• **Collected data**
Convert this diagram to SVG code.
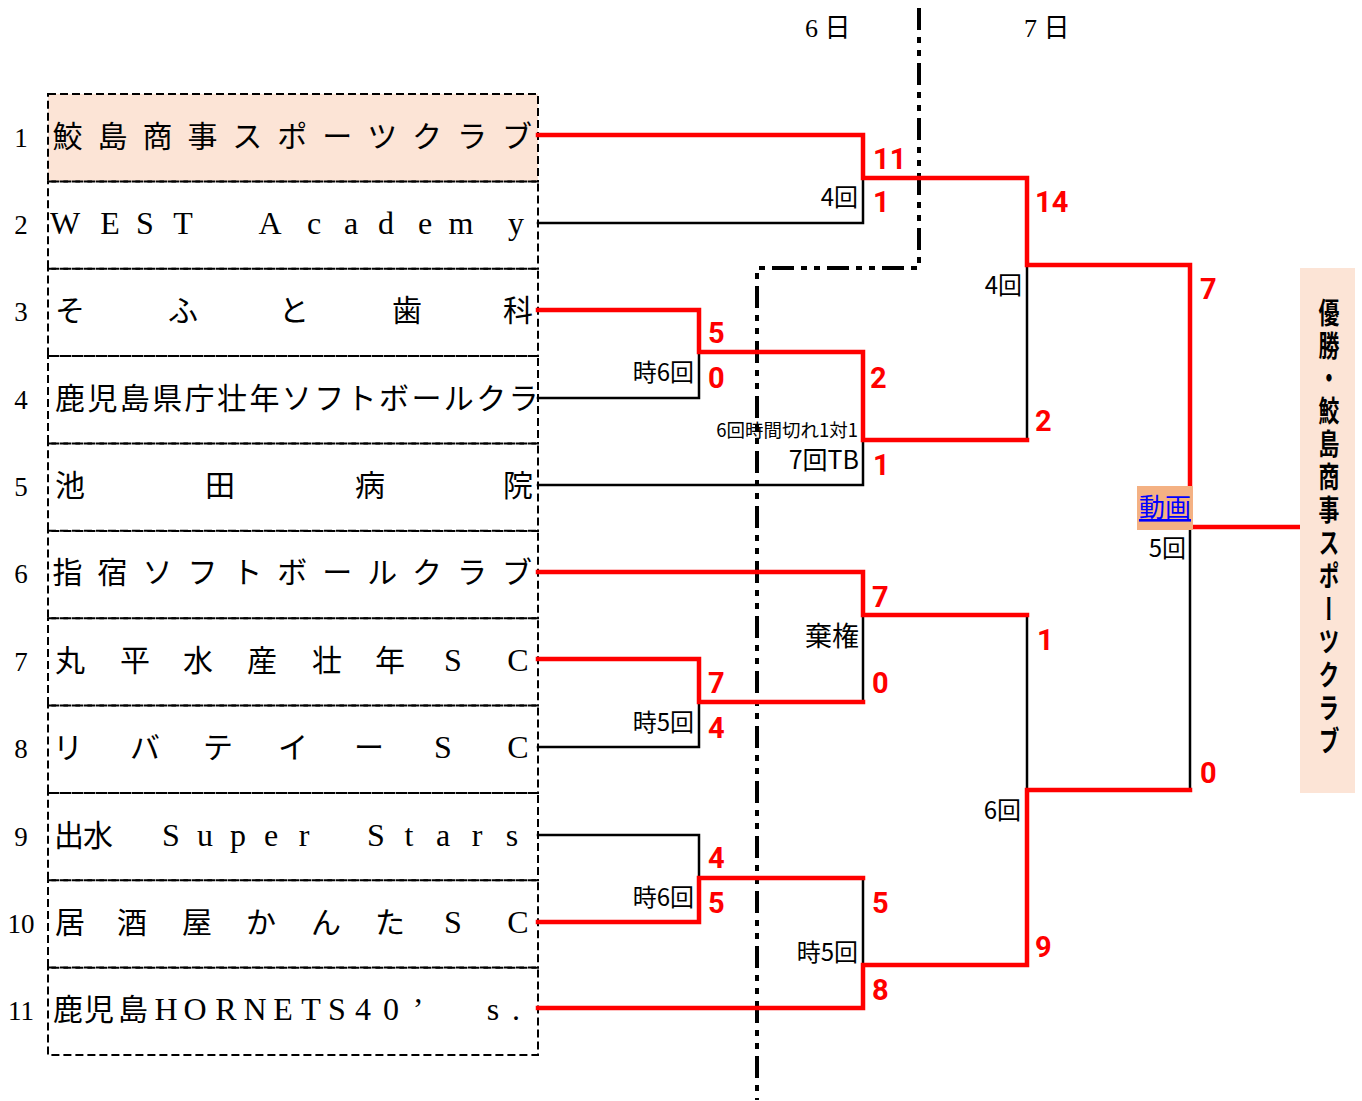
<svg xmlns="http://www.w3.org/2000/svg" width="1362" height="1101" viewBox="0 0 1362 1101">
<style>
.row{fill:none;stroke:#000;stroke-width:2;stroke-dasharray:8 4}
.num{font-family:"Liberation Serif","Noto Sans CJK JP",serif;font-size:27px;text-anchor:middle;fill:#000}
.team{font-family:"Liberation Serif","Noto Sans CJK JP",serif;font-size:30px;text-anchor:middle;fill:#000}
.lat{font-size:32px}
.red{fill:none;stroke:#ff0000;stroke-width:4.5;stroke-linejoin:miter;stroke-linecap:square}
.blk{fill:none;stroke:#000;stroke-width:2.5;stroke-linecap:square}
.dd{fill:none;stroke:#000;stroke-width:4;stroke-dasharray:22 7 6 7 6 7}
.sc{font-family:Roboto,"Noto Sans",sans-serif;font-weight:bold;font-size:29px;fill:#ff0000}
.lbl{font-family:"Noto Sans CJK JP",sans-serif;font-size:24px;text-anchor:end;fill:#000}
.date{font-family:"Liberation Serif","Noto Sans CJK JP",serif;font-size:26px;fill:#000}
</style>

<g id="dates">
<text class="date" x="805" y="37">6 日</text>
<text class="date" x="1024" y="37">7 日</text>
</g>

<g id="team1">
<rect class="row" x="48" y="94" width="490" height="87.4" style="fill:#fce4d6"/>
<text class="num" x="21" y="147">1</text>
<text class="team" x="67.5 112.5 157.4 202.4 247.3 292.3 337.2 382.2 427.1 472.1 517" y="147">鮫島商事スポーツクラブ</text>
</g>
<g id="team2">
<rect class="row" x="48" y="181.4" width="490" height="87.4"/>
<text class="num" x="21" y="234">2</text>
<text class="team lat" x="65 110 145 183 226 270 314 351 386 425 461 516" y="234">WEST Academy</text>
</g>
<g id="team3">
<rect class="row" x="48" y="268.7" width="490" height="87.4"/>
<text class="num" x="21" y="321">3</text>
<text class="team" x="70 183 294 407 518" y="321">そふと歯科</text>
</g>
<g id="team4">
<rect class="row" x="48" y="356.1" width="490" height="87.4"/>
<text class="num" x="21" y="409">4</text>
<text class="team" x="70 102.4 134.8 167.2 199.6 232 264.4 296.8 329.2 361.6 394 426.4 458.8 491.2 523.6" y="409">鹿児島県庁壮年ソフトボールクラ</text>
</g>
<g id="team5">
<rect class="row" x="48" y="443.5" width="490" height="87.4"/>
<text class="num" x="21" y="496">5</text>
<text class="team" x="70 220 370 518" y="496">池田病院</text>
</g>
<g id="team6">
<rect class="row" x="48" y="530.8" width="490" height="87.4"/>
<text class="num" x="21" y="583">6</text>
<text class="team" x="67.5 112.5 157.4 202.4 247.3 292.3 337.2 382.2 427.1 472.1 517" y="583">指宿ソフトボールクラブ</text>
</g>
<g id="team7">
<rect class="row" x="48" y="618.2" width="490" height="87.4"/>
<text class="num" x="21" y="671">7</text>
<text class="team" x="70 135 198 262 327 390 453 518" y="671">丸平水産壮年<tspan class="lat">SC</tspan></text>
</g>
<g id="team8">
<rect class="row" x="48" y="705.6" width="490" height="87.4"/>
<text class="num" x="21" y="758">8</text>
<text class="team" x="68 145 218 293 369 443 518" y="758">リバテイー<tspan class="lat">SC</tspan></text>
</g>
<g id="team9">
<rect class="row" x="48" y="792.9" width="490" height="87.4"/>
<text class="num" x="21" y="846">9</text>
<text class="team" x="69 98 135 171 205 238 271 304 340 376 409 443 477 512" y="846">出水<tspan class="lat"> Super Stars</tspan></text>
</g>
<g id="team10">
<rect class="row" x="48" y="880.3" width="490" height="87.4"/>
<text class="num" x="21" y="933">10</text>
<text class="team" x="70 132 197 261 326 390 453 518" y="933">居酒屋かんた<tspan class="lat">SC</tspan></text>
</g>
<g id="team11">
<rect class="row" x="48" y="967.6" width="490" height="87.4"/>
<text class="num" x="21" y="1020">11</text>
<text class="team" x="68 99 133 166 195 226 255 283 311 337 363 391 418 493 516" y="1020">鹿児島<tspan class="lat">HORNETS40’s.</tspan></text>
</g>

<g id="connectors">
<path class="dd" d="M919,8 V268 H757 V1100"/>
<path class="blk" d="M538,223 H863 V178"/>
<path class="blk" d="M538,398 H699 V352"/>
<path class="blk" d="M538,485 H863 V440"/>
<path class="blk" d="M863,615 V702"/>
<path class="blk" d="M538,747 H699 V702"/>
<path class="blk" d="M538,835 H699 V878"/>
<path class="blk" d="M863,878 V965"/>
<path class="blk" d="M1027,265 V440"/>
<path class="blk" d="M1027,615 V790"/>
<path class="blk" d="M1190,527 V790"/>
<path class="red" d="M538,135 H863 V178 H1027 V265 H1190 V527 H1300"/>
<path class="red" d="M538,310 H699 V352 H863 V440 H1027"/>
<path class="red" d="M538,572 H863 V615 H1027"/>
<path class="red" d="M538,659 H699 V702 H863"/>
<path class="red" d="M538,922 H699 V878 H863"/>
<path class="red" d="M538,1008 H863 V965 H1027 V790 H1190"/>
</g>

<g id="scores">
<text class="sc" x="873" y="169">11</text>
<text class="sc" x="873" y="212">1</text>
<text class="sc" x="708" y="343">5</text>
<text class="sc" x="708" y="388">0</text>
<text class="sc" x="870" y="388">2</text>
<text class="sc" x="873" y="475">1</text>
<text class="sc" x="872" y="607">7</text>
<text class="sc" x="872" y="693">0</text>
<text class="sc" x="708" y="693">7</text>
<text class="sc" x="708" y="738">4</text>
<text class="sc" x="708" y="868">4</text>
<text class="sc" x="708" y="913">5</text>
<text class="sc" x="872" y="913">5</text>
<text class="sc" x="872" y="1000">8</text>
<text class="sc" x="1035" y="212">14</text>
<text class="sc" x="1035" y="431">2</text>
<text class="sc" x="1037" y="650">1</text>
<text class="sc" x="1035" y="957">9</text>
<text class="sc" x="1200" y="299">7</text>
<text class="sc" x="1200" y="783">0</text>
</g>

<g id="labels">
<text class="lbl" x="858" y="206">4回</text>
<text class="lbl" x="1022" y="294">4回</text>
<text class="lbl" x="694" y="381">時6回</text>
<text class="lbl" x="858" y="437" style="font-size:18.5px">6回時間切れ1対1</text>
<text class="lbl" x="859" y="469" style="font-size:25px">7回TB</text>
<text class="lbl" x="859" y="646" style="font-size:27px">棄権</text>
<text class="lbl" x="694" y="731">時5回</text>
<text class="lbl" x="1021" y="819">6回</text>
<text class="lbl" x="694" y="906">時6回</text>
<text class="lbl" x="858" y="961">時5回</text>
<text class="lbl" x="1186" y="557">5回</text>
</g>

<g id="video">
<rect x="1137" y="486" width="56" height="44" fill="#f4b183"/>
<text x="1165" y="517" style="font-family:'Noto Sans CJK JP',sans-serif;font-size:26px;text-anchor:middle;fill:#0000ff;text-decoration:underline">動画</text>
</g>

<g id="champion">
<rect x="1300" y="268" width="55" height="525" fill="#fce4d6"/>
<text x="0" y="0" transform="translate(1329,298) scale(0.72,1)" style="font-family:'Noto Sans CJK JP',sans-serif;font-size:29px;font-weight:bold;writing-mode:vertical-rl;fill:#000" letter-spacing="4">優勝・鮫島商事スポーツクラブ</text>
</g>
</svg>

• **Problem**
Omit the pictures and output all of the other material exactly.

• **Written solution**
Convert this diagram to SVG code.
<svg xmlns="http://www.w3.org/2000/svg" width="1362" height="1101" viewBox="0 0 1362 1101">
<style>
.row{fill:none;stroke:#000;stroke-width:2;stroke-dasharray:8 4}
.num{font-family:"Liberation Serif","Noto Sans CJK JP",serif;font-size:27px;text-anchor:middle;fill:#000}
.team{font-family:"Liberation Serif","Noto Sans CJK JP",serif;font-size:30px;text-anchor:middle;fill:#000}
.lat{font-size:32px}
.red{fill:none;stroke:#ff0000;stroke-width:4.5;stroke-linejoin:miter;stroke-linecap:square}
.blk{fill:none;stroke:#000;stroke-width:2.5;stroke-linecap:square}
.dd{fill:none;stroke:#000;stroke-width:4;stroke-dasharray:22 7 6 7 6 7}
.sc{font-family:Roboto,"Noto Sans",sans-serif;font-weight:bold;font-size:29px;fill:#ff0000}
.lbl{font-family:"Noto Sans CJK JP",sans-serif;font-size:24px;text-anchor:end;fill:#000}
.date{font-family:"Liberation Serif","Noto Sans CJK JP",serif;font-size:26px;fill:#000}
</style>

<g id="dates">
<text class="date" x="805" y="37">6 日</text>
<text class="date" x="1024" y="37">7 日</text>
</g>

<g id="team1">
<rect class="row" x="48" y="94" width="490" height="87.4" style="fill:#fce4d6"/>
<text class="num" x="21" y="147">1</text>
<text class="team" x="67.5 112.5 157.4 202.4 247.3 292.3 337.2 382.2 427.1 472.1 517" y="147">鮫島商事スポーツクラブ</text>
</g>
<g id="team2">
<rect class="row" x="48" y="181.4" width="490" height="87.4"/>
<text class="num" x="21" y="234">2</text>
<text class="team lat" x="65 110 145 183 226 270 314 351 386 425 461 516" y="234">WEST Academy</text>
</g>
<g id="team3">
<rect class="row" x="48" y="268.7" width="490" height="87.4"/>
<text class="num" x="21" y="321">3</text>
<text class="team" x="70 183 294 407 518" y="321">そふと歯科</text>
</g>
<g id="team4">
<rect class="row" x="48" y="356.1" width="490" height="87.4"/>
<text class="num" x="21" y="409">4</text>
<text class="team" x="70 102.4 134.8 167.2 199.6 232 264.4 296.8 329.2 361.6 394 426.4 458.8 491.2 523.6" y="409">鹿児島県庁壮年ソフトボールクラ</text>
</g>
<g id="team5">
<rect class="row" x="48" y="443.5" width="490" height="87.4"/>
<text class="num" x="21" y="496">5</text>
<text class="team" x="70 220 370 518" y="496">池田病院</text>
</g>
<g id="team6">
<rect class="row" x="48" y="530.8" width="490" height="87.4"/>
<text class="num" x="21" y="583">6</text>
<text class="team" x="67.5 112.5 157.4 202.4 247.3 292.3 337.2 382.2 427.1 472.1 517" y="583">指宿ソフトボールクラブ</text>
</g>
<g id="team7">
<rect class="row" x="48" y="618.2" width="490" height="87.4"/>
<text class="num" x="21" y="671">7</text>
<text class="team" x="70 135 198 262 327 390 453 518" y="671">丸平水産壮年<tspan class="lat">SC</tspan></text>
</g>
<g id="team8">
<rect class="row" x="48" y="705.6" width="490" height="87.4"/>
<text class="num" x="21" y="758">8</text>
<text class="team" x="68 145 218 293 369 443 518" y="758">リバテイー<tspan class="lat">SC</tspan></text>
</g>
<g id="team9">
<rect class="row" x="48" y="792.9" width="490" height="87.4"/>
<text class="num" x="21" y="846">9</text>
<text class="team" x="69 98 135 171 205 238 271 304 340 376 409 443 477 512" y="846">出水<tspan class="lat"> Super Stars</tspan></text>
</g>
<g id="team10">
<rect class="row" x="48" y="880.3" width="490" height="87.4"/>
<text class="num" x="21" y="933">10</text>
<text class="team" x="70 132 197 261 326 390 453 518" y="933">居酒屋かんた<tspan class="lat">SC</tspan></text>
</g>
<g id="team11">
<rect class="row" x="48" y="967.6" width="490" height="87.4"/>
<text class="num" x="21" y="1020">11</text>
<text class="team" x="68 99 133 166 195 226 255 283 311 337 363 391 418 493 516" y="1020">鹿児島<tspan class="lat">HORNETS40’s.</tspan></text>
</g>

<g id="connectors">
<path class="dd" d="M919,8 V268 H757 V1100"/>
<path class="blk" d="M538,223 H863 V178"/>
<path class="blk" d="M538,398 H699 V352"/>
<path class="blk" d="M538,485 H863 V440"/>
<path class="blk" d="M863,615 V702"/>
<path class="blk" d="M538,747 H699 V702"/>
<path class="blk" d="M538,835 H699 V878"/>
<path class="blk" d="M863,878 V965"/>
<path class="blk" d="M1027,265 V440"/>
<path class="blk" d="M1027,615 V790"/>
<path class="blk" d="M1190,527 V790"/>
<path class="red" d="M538,135 H863 V178 H1027 V265 H1190 V527 H1300"/>
<path class="red" d="M538,310 H699 V352 H863 V440 H1027"/>
<path class="red" d="M538,572 H863 V615 H1027"/>
<path class="red" d="M538,659 H699 V702 H863"/>
<path class="red" d="M538,922 H699 V878 H863"/>
<path class="red" d="M538,1008 H863 V965 H1027 V790 H1190"/>
</g>

<g id="scores">
<text class="sc" x="873" y="169">11</text>
<text class="sc" x="873" y="212">1</text>
<text class="sc" x="708" y="343">5</text>
<text class="sc" x="708" y="388">0</text>
<text class="sc" x="870" y="388">2</text>
<text class="sc" x="873" y="475">1</text>
<text class="sc" x="872" y="607">7</text>
<text class="sc" x="872" y="693">0</text>
<text class="sc" x="708" y="693">7</text>
<text class="sc" x="708" y="738">4</text>
<text class="sc" x="708" y="868">4</text>
<text class="sc" x="708" y="913">5</text>
<text class="sc" x="872" y="913">5</text>
<text class="sc" x="872" y="1000">8</text>
<text class="sc" x="1035" y="212">14</text>
<text class="sc" x="1035" y="431">2</text>
<text class="sc" x="1037" y="650">1</text>
<text class="sc" x="1035" y="957">9</text>
<text class="sc" x="1200" y="299">7</text>
<text class="sc" x="1200" y="783">0</text>
</g>

<g id="labels">
<text class="lbl" x="858" y="206">4回</text>
<text class="lbl" x="1022" y="294">4回</text>
<text class="lbl" x="694" y="381">時6回</text>
<text class="lbl" x="858" y="437" style="font-size:18.5px">6回時間切れ1対1</text>
<text class="lbl" x="859" y="469" style="font-size:25px">7回TB</text>
<text class="lbl" x="859" y="646" style="font-size:27px">棄権</text>
<text class="lbl" x="694" y="731">時5回</text>
<text class="lbl" x="1021" y="819">6回</text>
<text class="lbl" x="694" y="906">時6回</text>
<text class="lbl" x="858" y="961">時5回</text>
<text class="lbl" x="1186" y="557">5回</text>
</g>

<g id="video">
<rect x="1137" y="486" width="56" height="44" fill="#f4b183"/>
<text x="1165" y="517" style="font-family:'Noto Sans CJK JP',sans-serif;font-size:26px;text-anchor:middle;fill:#0000ff;text-decoration:underline">動画</text>
</g>

<g id="champion">
<rect x="1300" y="268" width="55" height="525" fill="#fce4d6"/>
<text x="0" y="0" transform="translate(1329,298) scale(0.72,1)" style="font-family:'Noto Sans CJK JP',sans-serif;font-size:29px;font-weight:bold;writing-mode:vertical-rl;fill:#000" letter-spacing="4">優勝・鮫島商事スポーツクラブ</text>
</g>
</svg>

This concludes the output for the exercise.